Task to complete: Reproduce nothing but the lines from the start of the material through the line that includes "(0,0) rectangle (1096,-1191);", both ends included, and omit every picture.

Provided material:
◆ ◆ ◆ ◆

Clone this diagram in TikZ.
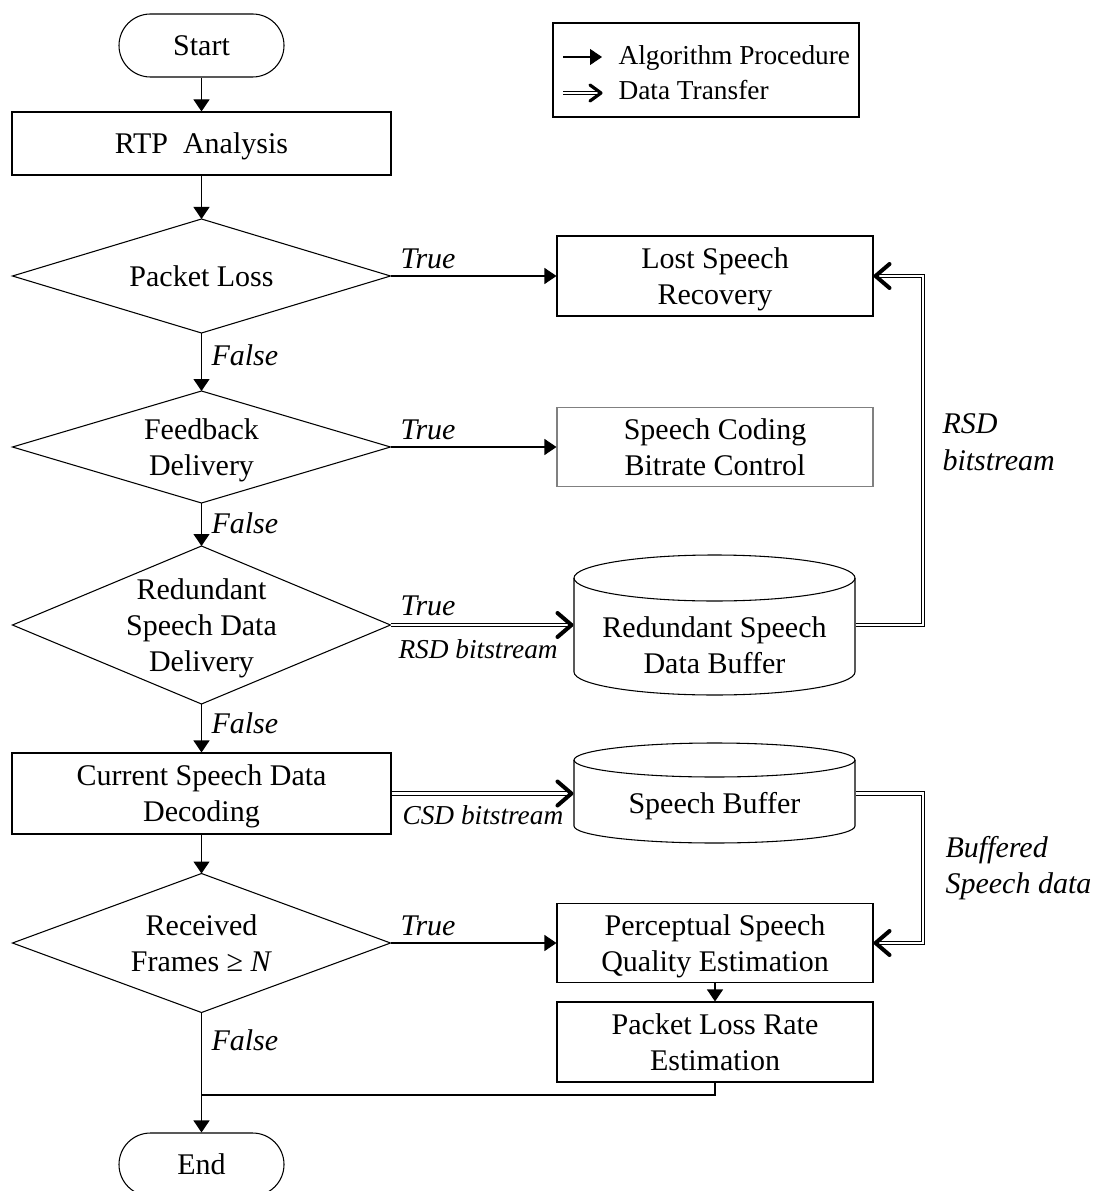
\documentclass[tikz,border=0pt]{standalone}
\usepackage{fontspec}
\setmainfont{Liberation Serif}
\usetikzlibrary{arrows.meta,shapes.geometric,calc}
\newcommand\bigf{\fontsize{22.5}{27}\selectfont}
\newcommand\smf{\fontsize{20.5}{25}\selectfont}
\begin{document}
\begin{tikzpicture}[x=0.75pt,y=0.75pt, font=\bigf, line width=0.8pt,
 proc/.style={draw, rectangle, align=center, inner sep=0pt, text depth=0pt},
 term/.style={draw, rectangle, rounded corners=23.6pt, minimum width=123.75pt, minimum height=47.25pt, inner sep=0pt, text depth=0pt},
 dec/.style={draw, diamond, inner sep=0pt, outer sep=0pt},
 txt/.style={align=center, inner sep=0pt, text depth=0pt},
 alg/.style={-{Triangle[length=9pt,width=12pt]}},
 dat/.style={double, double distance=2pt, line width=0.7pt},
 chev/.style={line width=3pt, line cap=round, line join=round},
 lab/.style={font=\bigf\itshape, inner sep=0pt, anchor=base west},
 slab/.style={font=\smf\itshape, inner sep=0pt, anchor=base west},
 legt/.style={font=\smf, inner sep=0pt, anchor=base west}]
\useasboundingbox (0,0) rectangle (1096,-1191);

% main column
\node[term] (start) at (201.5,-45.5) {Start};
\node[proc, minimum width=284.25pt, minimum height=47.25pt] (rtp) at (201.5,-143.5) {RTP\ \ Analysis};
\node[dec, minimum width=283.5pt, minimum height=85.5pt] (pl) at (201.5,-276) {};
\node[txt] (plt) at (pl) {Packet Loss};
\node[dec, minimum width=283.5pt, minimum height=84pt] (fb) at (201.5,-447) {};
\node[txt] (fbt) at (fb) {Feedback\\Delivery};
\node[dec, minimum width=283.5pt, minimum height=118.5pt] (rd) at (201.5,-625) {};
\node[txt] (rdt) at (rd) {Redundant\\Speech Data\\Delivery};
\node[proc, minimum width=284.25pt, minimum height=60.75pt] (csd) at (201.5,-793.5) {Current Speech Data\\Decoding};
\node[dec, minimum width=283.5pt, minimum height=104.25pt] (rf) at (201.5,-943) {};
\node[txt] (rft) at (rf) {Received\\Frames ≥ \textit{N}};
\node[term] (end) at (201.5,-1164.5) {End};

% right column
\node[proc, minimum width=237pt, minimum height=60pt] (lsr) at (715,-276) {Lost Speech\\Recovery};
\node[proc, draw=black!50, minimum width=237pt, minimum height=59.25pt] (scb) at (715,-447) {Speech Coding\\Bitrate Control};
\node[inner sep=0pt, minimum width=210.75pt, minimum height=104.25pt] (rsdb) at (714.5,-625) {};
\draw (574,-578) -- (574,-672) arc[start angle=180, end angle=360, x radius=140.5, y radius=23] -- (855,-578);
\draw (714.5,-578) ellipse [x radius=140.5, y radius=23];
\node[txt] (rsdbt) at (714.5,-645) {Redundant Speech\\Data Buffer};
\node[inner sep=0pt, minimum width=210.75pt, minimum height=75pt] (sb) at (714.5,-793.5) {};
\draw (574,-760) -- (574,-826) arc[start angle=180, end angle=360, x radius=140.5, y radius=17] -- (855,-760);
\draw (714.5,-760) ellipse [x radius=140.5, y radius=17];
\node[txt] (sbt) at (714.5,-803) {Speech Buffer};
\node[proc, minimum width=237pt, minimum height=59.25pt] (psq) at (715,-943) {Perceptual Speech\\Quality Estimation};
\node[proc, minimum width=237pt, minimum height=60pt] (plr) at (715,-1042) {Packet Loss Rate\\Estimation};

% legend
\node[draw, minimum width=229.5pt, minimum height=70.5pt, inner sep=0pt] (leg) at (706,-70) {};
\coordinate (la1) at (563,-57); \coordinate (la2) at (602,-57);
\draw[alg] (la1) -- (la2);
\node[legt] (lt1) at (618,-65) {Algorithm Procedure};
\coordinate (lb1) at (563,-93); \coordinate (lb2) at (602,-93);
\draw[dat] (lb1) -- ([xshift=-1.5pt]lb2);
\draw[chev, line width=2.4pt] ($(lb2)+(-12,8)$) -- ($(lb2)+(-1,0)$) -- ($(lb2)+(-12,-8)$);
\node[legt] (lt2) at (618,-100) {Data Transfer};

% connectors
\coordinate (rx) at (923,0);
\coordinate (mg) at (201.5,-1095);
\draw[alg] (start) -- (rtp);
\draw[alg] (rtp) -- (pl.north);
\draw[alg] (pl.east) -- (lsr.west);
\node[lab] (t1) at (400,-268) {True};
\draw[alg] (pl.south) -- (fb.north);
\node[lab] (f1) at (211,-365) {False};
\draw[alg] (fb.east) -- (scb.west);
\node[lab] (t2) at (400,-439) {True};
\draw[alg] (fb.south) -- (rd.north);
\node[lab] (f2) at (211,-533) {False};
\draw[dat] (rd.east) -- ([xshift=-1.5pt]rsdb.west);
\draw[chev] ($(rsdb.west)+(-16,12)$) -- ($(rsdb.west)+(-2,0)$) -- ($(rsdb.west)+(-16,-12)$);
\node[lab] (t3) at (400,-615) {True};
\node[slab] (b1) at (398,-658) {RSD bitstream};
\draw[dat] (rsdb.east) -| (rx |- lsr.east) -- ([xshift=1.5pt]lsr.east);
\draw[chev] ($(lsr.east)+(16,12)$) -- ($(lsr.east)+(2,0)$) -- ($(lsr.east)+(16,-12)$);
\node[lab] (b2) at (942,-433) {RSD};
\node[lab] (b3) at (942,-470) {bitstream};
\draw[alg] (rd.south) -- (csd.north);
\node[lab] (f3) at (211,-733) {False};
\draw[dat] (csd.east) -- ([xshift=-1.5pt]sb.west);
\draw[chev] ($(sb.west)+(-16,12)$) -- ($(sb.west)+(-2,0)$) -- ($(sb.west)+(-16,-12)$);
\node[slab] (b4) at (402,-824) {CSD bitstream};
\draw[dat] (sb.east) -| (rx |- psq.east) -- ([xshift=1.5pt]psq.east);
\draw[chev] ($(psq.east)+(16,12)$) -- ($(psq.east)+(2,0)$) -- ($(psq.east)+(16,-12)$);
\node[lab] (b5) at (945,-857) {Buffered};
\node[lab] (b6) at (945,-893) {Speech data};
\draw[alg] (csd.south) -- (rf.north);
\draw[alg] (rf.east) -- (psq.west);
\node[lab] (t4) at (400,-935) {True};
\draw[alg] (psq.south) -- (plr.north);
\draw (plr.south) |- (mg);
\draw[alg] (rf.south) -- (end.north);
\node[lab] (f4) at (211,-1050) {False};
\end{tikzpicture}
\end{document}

◆ ◆ ◆ ◆

Worked answer:
Clone this diagram in TikZ.
\documentclass[tikz,border=0pt]{standalone}
\usepackage{fontspec}
\setmainfont{Liberation Serif}
\usetikzlibrary{arrows.meta,shapes.geometric,calc}
\newcommand\bigf{\fontsize{22.5}{27}\selectfont}
\newcommand\smf{\fontsize{20.5}{25}\selectfont}
\begin{document}
\begin{tikzpicture}[x=0.75pt,y=0.75pt, font=\bigf, line width=0.8pt,
 proc/.style={draw, rectangle, align=center, inner sep=0pt, text depth=0pt},
 term/.style={draw, rectangle, rounded corners=23.6pt, minimum width=123.75pt, minimum height=47.25pt, inner sep=0pt, text depth=0pt},
 dec/.style={draw, diamond, inner sep=0pt, outer sep=0pt},
 txt/.style={align=center, inner sep=0pt, text depth=0pt},
 alg/.style={-{Triangle[length=9pt,width=12pt]}},
 dat/.style={double, double distance=2pt, line width=0.7pt},
 chev/.style={line width=3pt, line cap=round, line join=round},
 lab/.style={font=\bigf\itshape, inner sep=0pt, anchor=base west},
 slab/.style={font=\smf\itshape, inner sep=0pt, anchor=base west},
 legt/.style={font=\smf, inner sep=0pt, anchor=base west}]
\useasboundingbox (0,0) rectangle (1096,-1191);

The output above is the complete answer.